Since I mentioned it the other night I figured I’d take it upon myself to find a writing prompt and have some fun.
Today is the 224th day of the Postaday 2012 “event”. Tonight’s question is this.
If you could erase a memory, would you?
This is interesting. It plays upon the most basic fears of our human existence — our vulnerability, our shame at our sinfulness, and our pride. There are some memories I should want to erase. Take for instance my very first conscious memory. I woke up in a burning house. There was screaming. My older sister, Susan, was frantically gathering as many of us as she could to get out of the house. Ultimately she threw me from the second floor porch to the snow covered, rocky ground below. It was winter. It was cold. I was four. The impact left hundreds, if not thousands of micro-fractures in my vertebrae which precipitated a spinal fusion when I was 23. I am 34 now and, although I’ve had ten great years without a problem, I’ve lived the past year in varying degrees of pain because of that fusion.

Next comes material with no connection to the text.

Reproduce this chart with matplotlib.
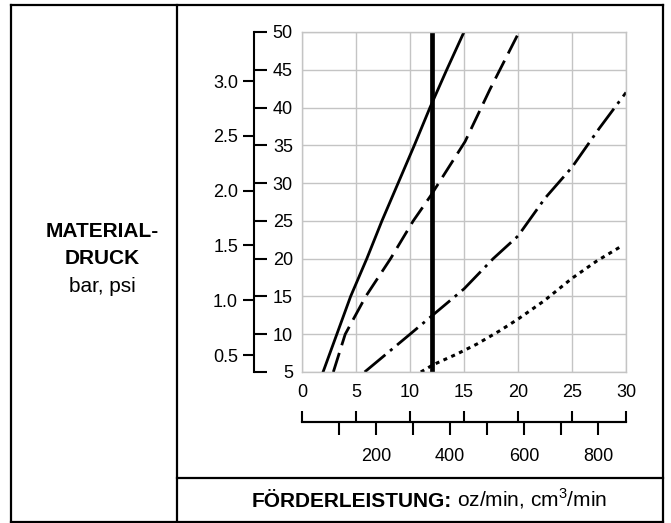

It should be obvious why I would want to erase that memory until you consider this. I am alive. My twin sister and two of my brothers are not. My memory of that night is a memory of someone who loved me enough to do something like that. When I think that she was only 21 years-old herself it is even more powerful. When I think about how she almost died saving us… I cannot erase this one. I have lived with it so long it is a part of me. And yes, I think of it often. I am comfortable with it. Without this memory, little else makes sense. Without it, the aftermath of that instant in time can’t exist. And the memories of those days that followed are just as powerful. I remember the goodness of people who showed their love and support. In particular I remember that the nuns from the parish convent brought over some things they thought we’d need. Remember, nuns take a vow of poverty, so what they gave came from the community. I remember a blue, woolen blanket, simple, the edges were rough. On the corner was stitched a tag that read “Sr. Alice Mary”. God bless you, Sr. Alice, that was the warmest blanket I ever remember.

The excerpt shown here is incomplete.